A 90-year-old building in Ottawa’s Centretown has had an unexpectedly big impact on the Canadian craft beer scene.
Flora Hall Brewing, named for the historic building it calls home, took home gold and silver awards for two of its beers at the Canadian Brewing Awards on May 27. The brewery won gold in English Bitters for its English Ordinary Bitters and silver in North American Style Pale Ale for its American Oat Pale Ale.
The brewery is only celebrating its seventh month of pulling pints, but owner of the business Dave Longbottom, said he’s not surprised by the talent of his brewers and quality of the beer.
“The future is extremely bright because [the brewers] have got so much talent and so much creativity and they’re feeling so much love and energy from the customers.”
Longbottom said the story behind the brewery starts with Flora Hall itself.
“It wasn’t like I set about to open a brewery,” Longbottom said. “I set about to create a place, and the brewery is a natural fit here because of the bones of the building.”
He said he’s known about Flora Hall since going to see shows at Barrymore’s in the 1980s, but when he was looking for a place to set-up a business he found the building had been left empty for over a decade. Despite this, the location at 37 Flora St., just west of Bank Street and north of the Queensway, was a perfect place to set up a brewery and restaurant.

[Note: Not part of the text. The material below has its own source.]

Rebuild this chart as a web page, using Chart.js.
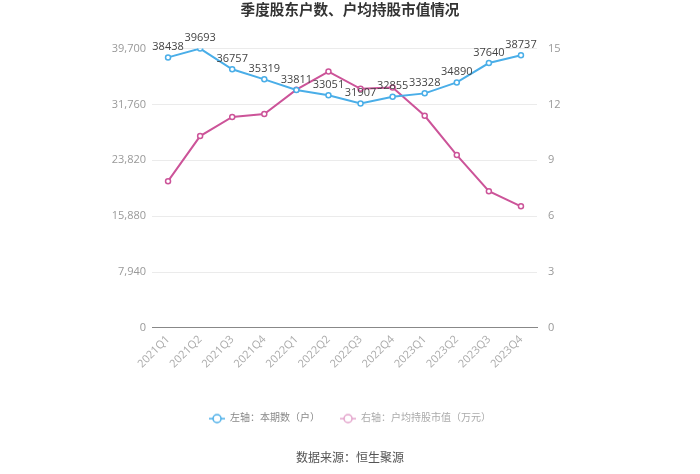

“Outside it looked aesthetically attractive, but decrepit,” Longbottom said. The windows and doors were “tired and old” but the façade of the building was still pleasing.
Flora Hall was built in 1927 by Welch and Johnston, an engineering firm, to be used as offices and storage. It eventually became a motorcycle repair garage, which Longbottom said gave it a rough reputation.
“No disrespect to the guys that run it, but I understand it was a pretty notorious place.”
After he bought the building, Longbottom said it was a blank slate. Before construction there were only cinder block walls and a big open space. Most of the insides were ripped out before starting again, except for the glass window still visible above the garage door in the middle of the building. Longbottom said the renovations he did to Flora Hall were meant to keep the original character of the building intact, but also recognize that the neighbourhood is changing and gentrifying.
“I love Centretown. I think it’s going through a transition that I think a neighbourhood should go through,” he said. “Some neighbourhoods, not just in Ottawa but in all cities, get almost overwhelmed by new people. I don’t find Centretown to be like that.”
He said on a typical Friday night a real cross-section of the community comes to the bar. This was the goal from the beginning of starting Flora Hall Brewing, he said, to create a neighbourhood gathering place.
“We’ve got babies sitting at the table, we’ve got old people, we’ve got people my age, we’ve got [young] people all over the place,” he said. “That’s reflective of the people in this neighborhood.”
Longbottom said the brewery wouldn’t have succeeded without the support of the surrounding community and the people who live there. He said he was careful to create something that wouldn’t negatively affect his Centretown neighbours.
“It’s not a nightclub, people don’t spill out into the streets at 2 o’clock rowdy and drunk, it’s a proper neighbourhood gathering spot.”
For now, Flora Hall beer can only be bought at the brewery itself, but Longbottom said he wouldn’t rule out selling it through other friends in the restaurant business down the line.
He added that, in the meantime, the brewery and experience will stay focused on the historic Centretown building.